Being an entrepreneur starts with an idea and a vision of the future. These can be enough to get a new company started, raise money, and bring on the first few employees.
The real motivation, though, the one that keeps you going after a tough day or two, is the recognition that customers are genuinely excited about your product or service.
Ellen Rubin, CEO of ClearSky Data, an early-stage company building a breakthrough solution in enterprise infrastructure, knows this well.
Rubin, a three-time entrepreneur, explains that it’s easy to keep your internal team moving when prospective customers are as excited as you are.
“As much as startups are fueled by an entrepreneur’s ambition and goals, making customers happy — and keeping them that way — is the real driver,” she said.
However, a startup’s longer-term success demands more from its founder than just some excited customers. I spoke with Rubin to get her advice and best practices for entrepreneurs to guide their young companies to success.
Here are her five tips:
1. Team Communication Is Everything
At the beginning, it won’t be difficult to keep employees informed of every decision. With every new addition to your team, it’s important to take a look at different processes and adjust them to ensure they’ll work as your company grows.
Functional silos can form quickly if founders aren’t proactive. Good communication and transparency are the hallmarks of any successful organization. These actions keep employees engaged and support strong team collaboration.

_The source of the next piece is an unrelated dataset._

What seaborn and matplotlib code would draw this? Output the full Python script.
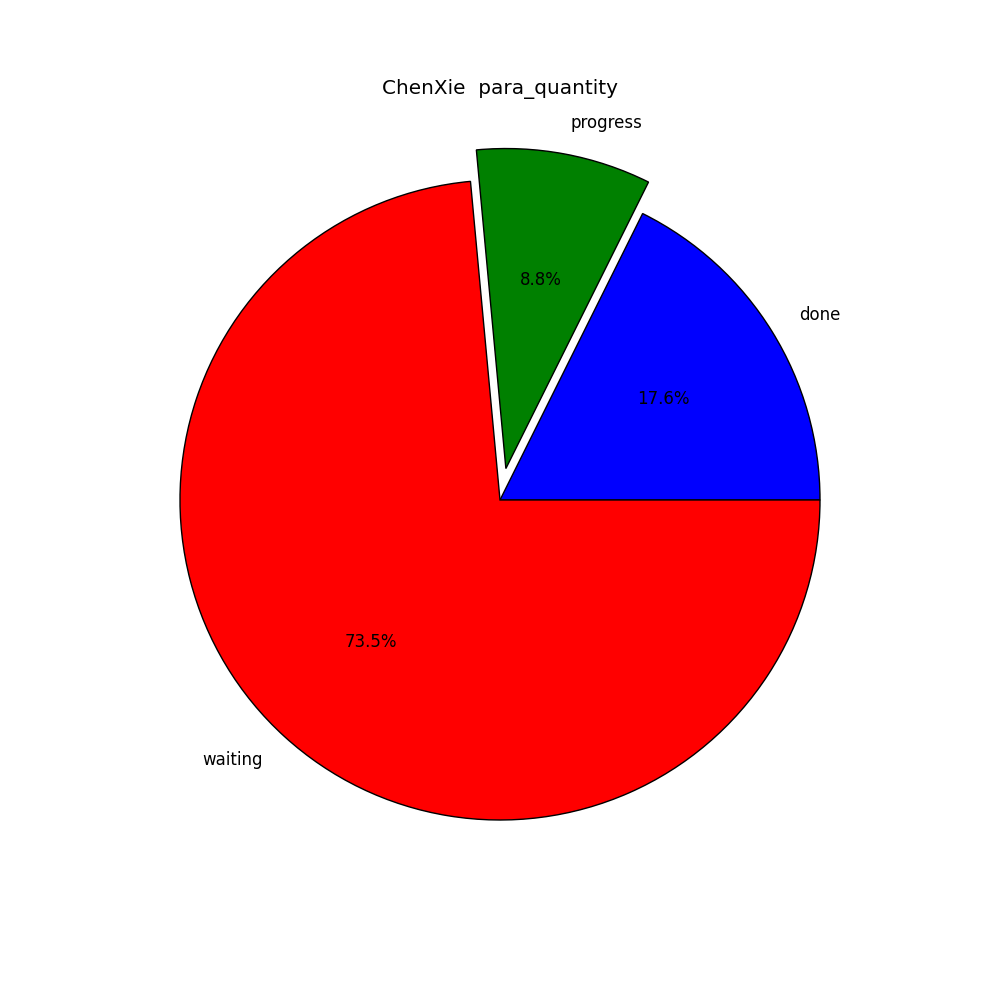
import matplotlib
matplotlib.use("Agg")
import matplotlib.pyplot as plt
import seaborn as sns

# data
labels = ["done", "progress", "waiting"]
counts = [6, 3, 25]
colors = ["#0000ff", "#008000", "#ff0000"]
explode = [0, 0.1, 0]

sns.set_theme(style="white")
plt.rcParams["font.family"] = ["DejaVu Sans"]
plt.rcParams["text.color"] = "black"

fig = plt.figure(figsize=(10, 10), dpi=100)
ax = fig.add_axes([0.1, 0.1, 0.8, 0.8])

ax.pie(counts, labels=labels, colors=colors, explode=explode,
       autopct="%1.1f%%", startangle=0,
       wedgeprops={"edgecolor": "black", "linewidth": 1},
       textprops={"fontsize": 12, "color": "black"})
ax.set_xlim(-1.25, 1.25)
ax.set_ylim(-1.25, 1.25)
ax.set_aspect("equal")
ax.set_title("ChenXie  para_quantity", fontsize=14.4, color="black", pad=4)

plt.savefig("out.png", dpi=100)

As a business grows, Rubin recommends maintaining a commitment to open forums also makes it clear to managers they need to interact with their teams and keep everyone engaged. Employees need to know they can always ask questions and suggest better ways to do things, and it’s up to the company’s leaders to make that clear.
2. Trust the Hard Data and Execute
The decisions a founder makes will determine the success and direction of her company. Employ hard data to inform decisions large and small in order to focus employees on demonstrating real value and to keep all decision-makers on the same page.
This practice also prevents bias from clouding the decision process in the face of tough choices like investments and roadmap decisions. Instead, using hard data to determine which position to hire next or which technology tradeoffs are warranted will ensure you make the best possible decision.
3. Follow Your Instincts and Stick To Your Core Values
Unfortunately, you won’t always have hard data. The data might be inconclusive or simply unavailable, and at the end of day, you still have to make a decision. When this happens, you have to trust your gut — the same gut you trusted when you decided you could turn a great idea into a viable business.
In the absence of hard data, draw from your instincts, as well as your company culture, values, and goals. You may not always be right, but there’s merit in sticking to your core principles and standing behind your choices.
4. Find a Business Partner Who Complements Your Strengths
“This is a common one that’s shared among entrepreneurs, but it begs repeating because it’s the truth. And it can make or break your early-stage growth,” said Rubin.
Does your co-founder pass the “Chicago airport test?” In other words, could you find yourself delayed in an airport with him or her for long hours and still be able to arrive at your destination and deliver a powerful presentation together?
Your founding partner and other early team members are people with whom you’re going to spend a lot of time. Think about the characteristics that complement you professionally and as a person, and seek people who can help you challenge your assumptions and contribute different ways of problem-solving.
5. Never Stop Learning
It’s okay to admit that you don’t know everything. Rubin says that when she learned this in her own career, she became a better employee, manager and, eventually, founder. It’s not uncommon for young executives and others to think not knowing the answer to a question is a bad thing.
Key milestone events, successes, and mistakes are all learning moments. As any company starts to grow, it’s likely that “holes” in expertise and domain knowledge will appear. This means that you and your management team need to create a learning culture to encourage everyone to keep growing along with the company’s needs.
The best way to do this is to encourage people from different functional areas to sit with each other and share their different areas of expertise. It’s amazing how much great input can come from applying cross-functional knowledge to a complex problem. But it’s equally important to encourage employees to look outside the company for experts and advisors who can help wrestle a tough issue to the ground. When people understand that ongoing learning is a company norm, everyone wins.